Nowadays, endless meetings between companies in need of help and advice and consulting take place. The one side has challenges to face, problems to solve, aggressive goals to catch, and great results to deliver quarterly, the other side has great people, solutions, products, processes, expertise, and models to apply in order to help the other side to deliver what it has promised to shareholders.
At the same time, on the one side, there are different agendas to be served and addressed, silos to be overtaken, territories of authority to be redefined, stress to catch up with competition, agony to do something different, and all the while on the other side there are sales goals, charge, market share, and analysts auditions.
The result is having some really smart people in meeting rooms or behind screens during a call, around the world talking completely different languages and having different stories and concepts to sell or to implement, when on principal they both look for the same things; a problem to solve, a challenge to address, and to deliver something exceptional to drive the organization forward and make it even more competitive in a fast-paced market.
In addition, both sides are so eager–one to see results, and the other to close the deal and deliver value– that both occasionally miss the point. They shift the whole thing (from sales and results driven on one side and goals to be achieved and people placement on the other) to something magical so that they put customers in the very center of everything, to apply all the expertise both sides have to define the problem.
People say that a well-defined problem is half-solved one. I will add that the ability to listen and be perceptive to what the actual needs and agonies are is the most critical element across the journey of the digital transformation.
We need to stop dictating solutions and start working towards an in-depth collaboration scheme able to lead us to solve problems. Digital is all about transforming the way things happen, not only how we design products, but the way parties, companies, and people interact: buy, sell, rate, evaluate services, tangible or not. Digital is all about solving old problems and cases using new ways of thinking and approaches.

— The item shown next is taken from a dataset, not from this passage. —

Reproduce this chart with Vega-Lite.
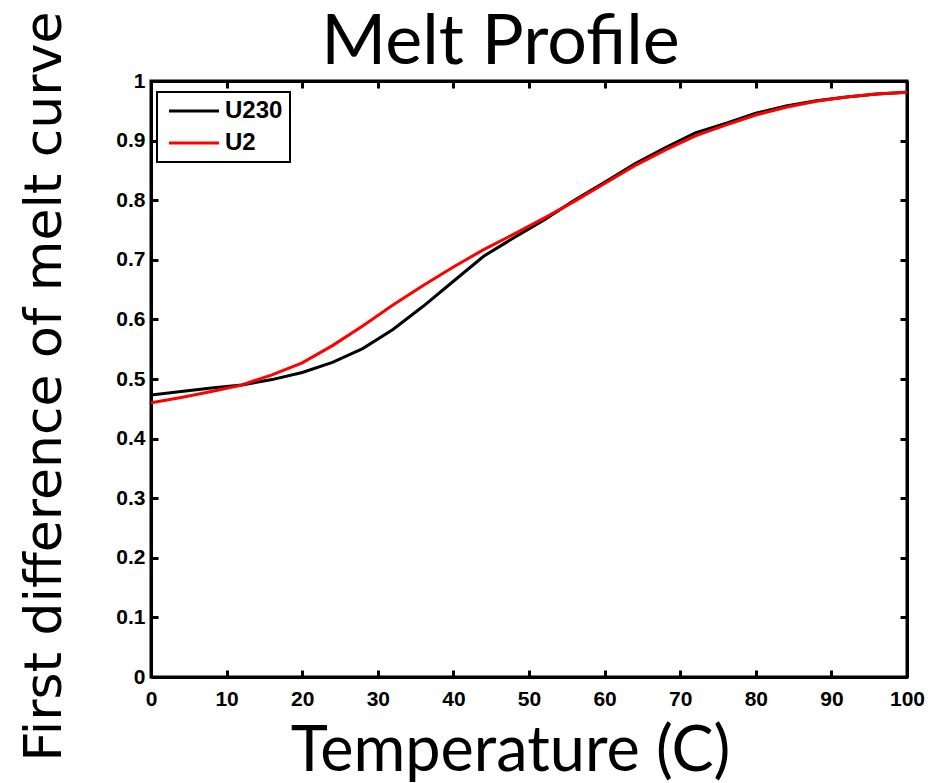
{
  "$schema": "https://vega.github.io/schema/vega-lite/v6.json",
  "width": 756,
  "height": 596,
  "autosize": {"type": "none"},
  "padding": {"left": 151, "top": 81, "right": 28, "bottom": 106},
  "background": "white",
  "config": {
    "view": {"stroke": "black", "strokeWidth": 3},
    "axis": {
      "domainColor": "black",
      "domainWidth": 3,
      "tickColor": "black",
      "tickWidth": 3,
      "tickSize": -7,
      "grid": false,
      "labelFont": "Liberation Sans",
      "labelFontWeight": "bold",
      "labelFontSize": 21,
      "labelColor": "black"
    }
  },
  "data": {
    "values": [
      {"T": 0, "v": 0.473, "s": "U230"},
      {"T": 4, "v": 0.479, "s": "U230"},
      {"T": 8, "v": 0.485, "s": "U230"},
      {"T": 12, "v": 0.490, "s": "U230"},
      {"T": 16, "v": 0.499, "s": "U230"},
      {"T": 20, "v": 0.511, "s": "U230"},
      {"T": 24, "v": 0.528, "s": "U230"},
      {"T": 28, "v": 0.551, "s": "U230"},
      {"T": 32, "v": 0.583, "s": "U230"},
      {"T": 36, "v": 0.622, "s": "U230"},
      {"T": 40, "v": 0.664, "s": "U230"},
      {"T": 44, "v": 0.706, "s": "U230"},
      {"T": 48, "v": 0.737, "s": "U230"},
      {"T": 52, "v": 0.767, "s": "U230"},
      {"T": 56, "v": 0.800, "s": "U230"},
      {"T": 60, "v": 0.830, "s": "U230"},
      {"T": 64, "v": 0.861, "s": "U230"},
      {"T": 68, "v": 0.888, "s": "U230"},
      {"T": 72, "v": 0.913, "s": "U230"},
      {"T": 76, "v": 0.929, "s": "U230"},
      {"T": 80, "v": 0.946, "s": "U230"},
      {"T": 84, "v": 0.958, "s": "U230"},
      {"T": 88, "v": 0.967, "s": "U230"},
      {"T": 92, "v": 0.973, "s": "U230"},
      {"T": 96, "v": 0.978, "s": "U230"},
      {"T": 100, "v": 0.981, "s": "U230"},
      {"T": 0, "v": 0.460, "s": "U2"},
      {"T": 4, "v": 0.469, "s": "U2"},
      {"T": 8, "v": 0.479, "s": "U2"},
      {"T": 12, "v": 0.490, "s": "U2"},
      {"T": 16, "v": 0.507, "s": "U2"},
      {"T": 20, "v": 0.527, "s": "U2"},
      {"T": 24, "v": 0.556, "s": "U2"},
      {"T": 28, "v": 0.589, "s": "U2"},
      {"T": 32, "v": 0.624, "s": "U2"},
      {"T": 36, "v": 0.657, "s": "U2"},
      {"T": 40, "v": 0.688, "s": "U2"},
      {"T": 44, "v": 0.717, "s": "U2"},
      {"T": 48, "v": 0.743, "s": "U2"},
      {"T": 52, "v": 0.770, "s": "U2"},
      {"T": 56, "v": 0.798, "s": "U2"},
      {"T": 60, "v": 0.828, "s": "U2"},
      {"T": 64, "v": 0.858, "s": "U2"},
      {"T": 68, "v": 0.884, "s": "U2"},
      {"T": 72, "v": 0.908, "s": "U2"},
      {"T": 76, "v": 0.926, "s": "U2"},
      {"T": 80, "v": 0.943, "s": "U2"},
      {"T": 84, "v": 0.956, "s": "U2"},
      {"T": 88, "v": 0.966, "s": "U2"},
      {"T": 92, "v": 0.973, "s": "U2"},
      {"T": 96, "v": 0.978, "s": "U2"},
      {"T": 100, "v": 0.981, "s": "U2"}
    ]
  },
  "resolve": {"axis": {"x": "independent", "y": "independent"}},
  "layer": [
    {
      "mark": {"type": "line", "strokeWidth": 3, "clip": true},
      "encoding": {
        "x": {
          "field": "T", "type": "quantitative",
          "scale": {"domain": [0, 100], "nice": false, "zero": false},
          "axis": {
            "orient": "bottom",
            "values": [0, 10, 20, 30, 40, 50, 60, 70, 80, 90, 100],
            "labelPadding": 18,
            "labelFlush": false,
            "title": "Temperature (C)",
            "titleFont": "Lato",
            "titleFontSize": 63,
            "titleFontWeight": "normal",
            "titleColor": "black",
            "titleAlign": "center",
            "titleBaseline": "alphabetic",
            "titleX": 359,
            "titleY": 93
          }
        },
        "y": {
          "field": "v", "type": "quantitative",
          "scale": {"domain": [0, 1], "nice": false, "zero": false},
          "axis": {
            "orient": "left",
            "values": [0, 0.1, 0.2, 0.3, 0.4, 0.5, 0.6, 0.7, 0.8, 0.9, 1],
            "labelPadding": 13,
            "labelFlush": false,
            "labelExpr": "datum.value == 0 ? '0' : datum.value == 1 ? '1' : format(datum.value, '.1f')",
            "title": "First difference of melt curve",
            "titleFont": "DejaVu Sans",
            "titleFontSize": 52,
            "titleFontWeight": "normal",
            "titleColor": "black",
            "titleAngle": -90,
            "titleAlign": "center",
            "titleBaseline": "alphabetic",
            "titleX": -91,
            "titleY": 305
          }
        },
        "color": {
          "field": "s", "type": "nominal",
          "scale": {"domain": ["U230", "U2"], "range": ["black", "#ff0000"]},
          "legend": {
            "title": null,
            "orient": "none",
            "legendX": 6,
            "legendY": 11,
            "strokeColor": "black",
            "fillColor": "white",
            "padding": 7,
            "symbolType": "M-5,0L5,0",
            "symbolSize": 100,
            "symbolStrokeWidth": 3,
            "symbolOffset": 18,
            "labelFont": "Liberation Sans",
            "labelFontWeight": "bold",
            "labelFontSize": 24,
            "labelColor": "black",
            "rowPadding": 8,
            "labelOffset": 19,
            "encode": {"legend": {"update": {"strokeWidth": {"value": 2}}}}
          }
        },
        "order": {"field": "T", "type": "quantitative"}
      }
    },
    {
      "mark": {"type": "point", "opacity": 0},
      "encoding": {
        "x": {
          "field": "T", "type": "quantitative",
          "scale": {"domain": [0, 100], "nice": false, "zero": false},
          "axis": {
            "orient": "top",
            "values": [0, 10, 20, 30, 40, 50, 60, 70, 80, 90, 100],
            "labels": false,
            "title": "Melt Profile",
            "titleFont": "Lato",
            "titleFontSize": 70,
            "titleFontWeight": "normal",
            "titleColor": "black",
            "titleAlign": "center",
            "titleBaseline": "alphabetic",
            "titleX": 349,
            "titleY": -18
          }
        },
        "y": {
          "field": "v", "type": "quantitative",
          "scale": {"domain": [0, 1], "nice": false, "zero": false},
          "axis": {"orient": "right", "values": [0, 0.1, 0.2, 0.3, 0.4, 0.5, 0.6, 0.7, 0.8, 0.9, 1], "labels": false, "title": null}
        }
      }
    }
  ]
}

The biggest challenge we have is to re-establish the connection between what each company has to offer and the audience they want to address and interact with–not through the sales perspective but the experience.
We need digital to redesign and redefine the way this conversation among the involved parties takes place. We need to understand that the whole product is a new form of a well-established choreography where roles can be exchanged and steps can be taught to both partners.
Moreover, based on data we gather and we have access to, we can start to shift the conversation from something based on data outcomes to something more semantics driven.
Digital is here to transform the way we perform, act, and interact. But at the same time, it’s here to help us solve problems that we couldn’t approach before because of our strange model. Design allows and teaches us to explore every possible scenario behind each decision, each stage, and each formation. Design allows us to map the transition from a legacy infrastructure based on old beliefs and ways to do the job to a new one focused on solving problems and delivering great value to all involved parties.
Nowadays, we have to understand that the answers like “yes, I can do this” are not the way to do things or address needs, but “yes, I will understand how to do things in a better-choreographed way” is.